Fast multipole methods

“Efficiently approximating fields made up of many decaying sources.”

Barnes-Hut algorithms, fast Gauss transforms, generalized multipole methods.

Not something I intend to worry about right now, but I needed to clear these refs out of my overcrowded Mercer kernel approximation notebook. Fast multipole methods can also approximate certain Mercer kernels by rapidly evaluating the field strength at given points, rather than approximating the kernels themselves with something simpler.

How do these methods compare to/relate to H-matrices?

Overview on Vikas Rakyar’s thesis page: FAST SUMMATION ALGORITHMS:

The art of getting ‘good enough’ solutions ‘as fast as possible’.

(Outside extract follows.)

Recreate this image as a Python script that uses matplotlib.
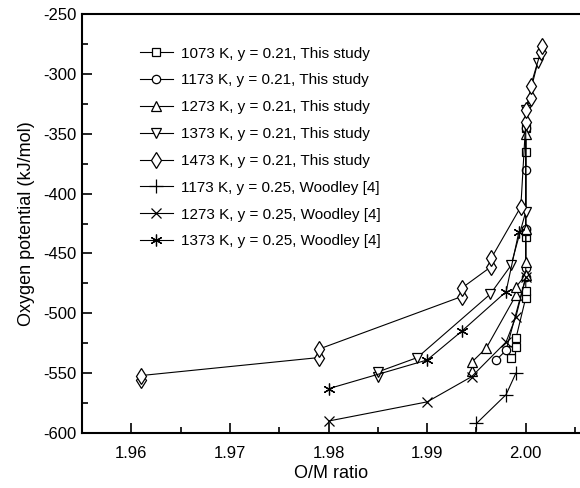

Huge data sets containing millions of training examples with a large number of attributes (tall fat data) are relatively easy to gather. However, one of the bottlenecks for successful inference of useful information from the data is the computational complexity of machine learning algorithms. Most state-of-the-art nonparametric machine learning algorithms have a computational complexity of either $O(N^2)$ or $O(N^3)$, where N is the number of training examples. This has seriously restricted the use of massive data sets. The bottleneck computational primitive at the heart of various algorithms is the multiplication of a structured matrix with a vector, which we refer to as matrix-vector product (MVP) primitive. The goal of my thesis is to speed up these MVP primitives by fast approximate algorithms that scale as $O(N)$ and also provide high accuracy guarantees. I use ideas from computational physics, scientific computing, and computational geometry to design these algorithms. Currently, the proposed algorithms have been applied in kernel density estimation, optimal bandwidth estimation, projection pursuit, Gaussian process regression, implicit surface fitting, and ranking.